19 febrero 2015

Comentario al Evangelio de hoy, 19 febrero

Fernando Torres Pérez, cmf

      Vamos a ser honestos. Hay muchas veces en la vida en que no escogemos lo bueno sino lo malo. Y a sabiendas. Porque eso malo tiene un atractivo mayor, porque a corto plazo nos da la impresión de que no nos va a hacer daño, porque... a veces ni lo sabemos. Como Pablo, terminamos reconociendo que “no hago el bien que quiero sino el mal que no quiero” (Rm 7,19).
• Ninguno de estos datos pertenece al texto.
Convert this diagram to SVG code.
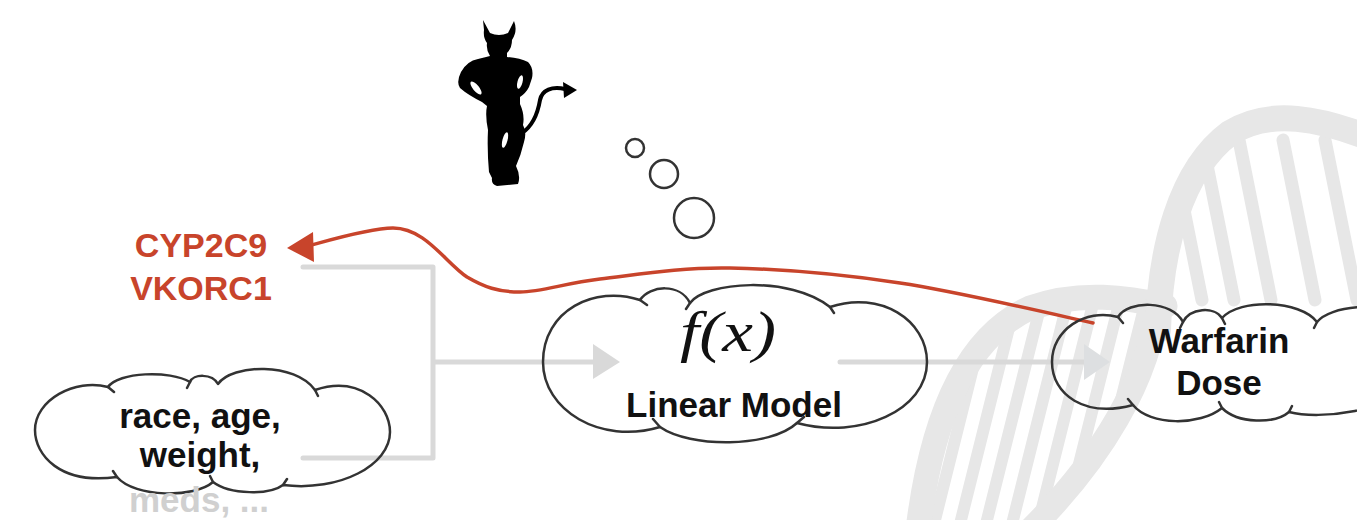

Y no me estoy refiriendo sólo a hacer mal a los demás. En la misma frase se entiende el mal que nos hacemos a nosotros mismos. Un ejemplo sencillo: el que fuma está dañando su cuerpo pero no se siente con fuerzas para parar y termina diciéndose a sí mismo que le gusta y que no es tan malo y que son cosas que dicen los médicos y quién sabe cuántas razones que no son más que mentiras que se cuenta a sí mismo (que son con total seguridad las peores mentiras de todas las posibles). 
      En la primera lectura de hoy, Moisés habla al pueblo y le pone delante la vida y el bien, la muerte y el mal. Seguir a Dios es tener la vida. Alejarse de él encontrarse con la muerte. Así de sencillo. ¡Y así de complicado! De hecho, el pueblo no siempre eligió el bien ni la vida. Como nosotros. 

      Jesús dice lo mismo pero de otra manera. Para empezar, es más claro. Seguirle es encontrar la vida. Pero seguirle significa asumir nuestras limitaciones, nuestras pobrezas. Eso es coger la cruz. Darnos cuenta de que no vamos a ser capaces de caminar seguido, de que muchas veces vamos a dar un paso adelante y tres atrás. Pero también nos dice que lo importante es seguir adelante y mantener la mirada fija en el horizonte: el Reino, la familia de Dios, la fraternidad, los hijos e hijas sentados todos en la mesa del Padre. Cada vez que se nos acorte la mirada y miremos a nuestro ombligo, estaremos perdiéndonos a nosotros mismos. Cada vez que levantemos de nuevo la mirada y encontremos a los hermanos que caminan con nosotros, ganaremos en vida, en esperanza, en alegría, en fraternidad. 
      Elegir la vida es elegir la fraternidad. Elegir mi ombligo es, aunque no nos lo parezca, elegir la muerte. Seguro que lo hemos hecho más de una vez en la vida. Pero no es cuestión de llorar y angustiarse. Es cuestión de levantarse, echar la mirada adelante y encontrar la mano del hermano que nos anima a seguir en la senda del Reino.